Fakultas Syariah Gelar Diskusi Mengenai Pro-Kontra RKUHP
Pekan terakhir bulan September publik disuguhi tayangan gelombang demo mahasiswa menyuarakan penolakan terhadap beberapa Rancangan Undang Undang (RUU) yang akan disahkan dalam rapat paripurna DPR di gedung parlemen Senayan Jakarta. Beberapa RUU yang ditolak karena dinilai kontroversial antara lain; Rancangan Kitab Undang-Undang Hukum Pidana (RKUHP), RUU KPK, RUU Minerba, RUU Pertanahan, RUU Pemasyarakatan dan RUU Ketenagakerjaan.

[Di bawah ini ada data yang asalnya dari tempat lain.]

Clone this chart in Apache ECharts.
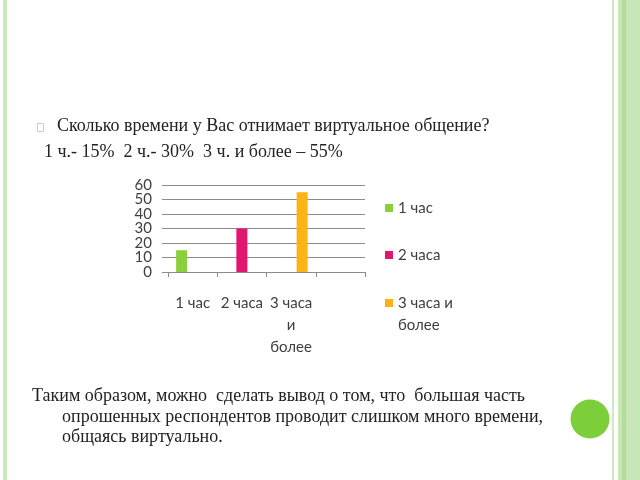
<!DOCTYPE html>
<html><head><meta charset="utf-8">
<script src="https://cdn.jsdelivr.net/npm/echarts@6/dist/echarts.min.js"></script>
<style>html,body{margin:0;padding:0;background:#fff}#c{width:640px;height:480px}</style>
</head><body><div id="c"></div>
<script>
var categories = ['1 час', '2 часа', '3 часа\nи\nболее', ''];
var seriesNames = ['1 час', '2 часа', '3 часа и\nболее'];
var values1 = [15, '-', '-', '-'];
var values2 = ['-', 30, '-', '-'];
var values3 = ['-', '-', 55, '-'];
var yMin = 0, yMax = 60, yInterval = 10;
var yLabelsEven = [0, 20, 40, 60];
var yLabelsOdd = [10, 30, 50];
var colors = ['#8ccf3c', '#e2156f', '#fbb414'];

var serif = '"Liberation Serif", "Times New Roman", serif';
var chartFont = 'Lato, "Open Sans", sans-serif';
var chart = echarts.init(document.getElementById('c'), null, {renderer: 'canvas'});
function legendAt(name, top, fmt) {
  var l = {
    data: [name], orient: 'vertical', left: 380, top: top,
    icon: 'rect', itemWidth: 8, itemHeight: 8, itemGap: 0, selectedMode: false,
    textStyle: {fontFamily: chartFont, fontSize: 15, color: '#404040', lineHeight: 22}
  };
  if (fmt) l.formatter = fmt;
  return l;
}
var labelStyle = {margin: 16, fontFamily: chartFont, fontSize: 15, color: '#404040',
                  showMinLabel: true, showMaxLabel: true};
var option = {
  animation: false,
  backgroundColor: '#ffffff',
  color: colors,
  grid: {left: 168, right: 275, top: 185, bottom: 208, containLabel: false},
  legend: [
    legendAt(seriesNames[0], 192),
    legendAt(seriesNames[1], 239),
    legendAt(seriesNames[2], 265, function (n) { return ' \n' + n; })
  ],
  xAxis: {
    type: 'category', data: categories, boundaryGap: true,
    axisLine: {show: true, lineStyle: {color: '#8c8c8c', width: 1}},
    axisTick: {show: true, length: 5, alignWithLabel: false, lineStyle: {color: '#8c8c8c'}},
    axisLabel: {interval: 0, margin: 20, fontFamily: chartFont, fontSize: 15, color: '#404040', lineHeight: 22}
  },
  yAxis: [
    {
      type: 'value', position: 'left', min: yMin, max: yMax, interval: yInterval,
      axisLine: {show: false},
      axisTick: {show: true, length: 6, lineStyle: {color: '#8c8c8c'}},
      splitLine: {show: true, lineStyle: {color: '#8c8c8c', width: 1}},
      axisLabel: Object.assign({customValues: yLabelsEven}, labelStyle)
    },
    {
      type: 'value', position: 'left', offset: 0, min: yMin, max: yMax, interval: yInterval,
      axisLine: {show: false}, axisTick: {show: false}, splitLine: {show: false},
      axisLabel: Object.assign({customValues: yLabelsOdd}, labelStyle)
    }
  ],
  series: [
    {name: seriesNames[0], type: 'bar', data: values1, barWidth: 11, barGap: '0%', itemStyle: {color: colors[0]}},
    {name: seriesNames[1], type: 'bar', data: values2, barWidth: 11, barGap: '0%', itemStyle: {color: colors[1]}},
    {name: seriesNames[2], type: 'bar', data: values3, barWidth: 11, barGap: '0%', itemStyle: {color: colors[2]}}
  ],
  graphic: [
    {type: 'rect', shape: {x: 3, y: 0, width: 4, height: 480}, style: {fill: '#cbe8bb'}, silent: true},
    {type: 'rect', shape: {x: 612, y: 0, width: 2, height: 480}, style: {fill: '#cfe9c2'}, silent: true},
    {type: 'rect', shape: {x: 618, y: 0, width: 22, height: 480}, style: {fill: '#c9e6b9'}, silent: true},
    {type: 'rect', shape: {x: 622, y: 0, width: 4, height: 480}, style: {fill: '#b3dd9b'}, silent: true},
    {type: 'circle', shape: {cx: 590, cy: 419, r: 19.5}, style: {fill: '#7dcf3a'}, silent: true},
    {type: 'rect', shape: {x: 37.5, y: 123.5, width: 6, height: 8}, style: {fill: 'none', stroke: '#b9dca3', lineWidth: 1}, silent: true},
    {type: 'text', left: 57, top: 117, style: {text: 'Сколько времени у Вас отнимает виртуальное общение?', font: '18px ' + serif, fill: '#222'}},
    {type: 'text', left: 44, top: 143, style: {text: '1 ч.- 15%  2 ч.- 30%  3 ч. и более – 55%', font: '18px ' + serif, fill: '#222'}},
    {type: 'text', left: 32, top: 387, style: {text: 'Таким образом, можно  сделать вывод о том, что  большая часть', font: '18px ' + serif, fill: '#222'}},
    {type: 'text', left: 62, top: 408, style: {text: 'опрошенных респондентов проводит слишком много времени,', font: '18px ' + serif, fill: '#222'}},
    {type: 'text', left: 62, top: 428, style: {text: 'общаясь виртуально.', font: '18px ' + serif, fill: '#222'}}
  ]
};
chart.setOption(option);
</script></body></html>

Demontrasi penolakan RUU tersebut tidak hanya terjadi di Ibukota Republik Indonesia, aksi penolakan mahasiswa juga terjadi di wilayah propinsi maupun kabupaten. Seperti yang terjadi di Kudus, mahasiswa IAIN Kudus juga turut melakukan aksi penolakan terhadap beberapa RUU tersebut. Oleh sebab itu fakultas syariah tertarik untuk menyelenggarakan diskusi dengan maksud memperjelas pemahaman mahasiswa terkait pasal-pasal yang dianggap kontroversial dalam Rancangan Kitab Undang-Undang Hukum Pidana (RKUHP).
Dengan dipandu langsung oleh Dr. Any Ismayawati, M.Hum. (Dekan) dan sebagian dosen fakultas syariah, diskusi dilaksanakan di ruang tengah lantai satu (1) gedung R. Sebelum diskusi digelar, terlebih dahulu mahasiswa disuguhi tayangan Indonesia Lawyers Club (ILC) dengan tema “ Kontroversi RKUHP: Dari Pasal Kumpul Kebo Sampai Penghinaan Presiden”. “Diskusi ini sengaja kami gelar bertujuan untuk memperjelas pemahaman mahasiswa tentang RKUHP terutama pada pasal-pasal yang secara tidak langsung berkaitan dengan syariah Islam. Seperti pidana tentang persetubuhan di luar nikah, bukankah hal itu senafas dengan syariah Islam?, namun mengapa justru hal itu juga menjadi bagian penolakan yang diusung mahasiswa. Bayangkan jika hal semacam itu tidak diatur di negara kita, bangsa Indonesia bisa kehilangan citra relegiusnya karena seks bebas yang berakibat pada rusaknya moral masyarakat dibiarkan begitu saja. RKUHP mungkin dinilai belum sempurna, tapi untuk mengkritisinya mahasiswa IAIN Kudus sebaiknya tidak hanya asal ikut-ikutan, lebih tepat jika sebelum mengadakan aksi terlebih dahulu didiskusikan atau dikaji dengan para ahli hukum atau dosen” ujar Any Ismayawati.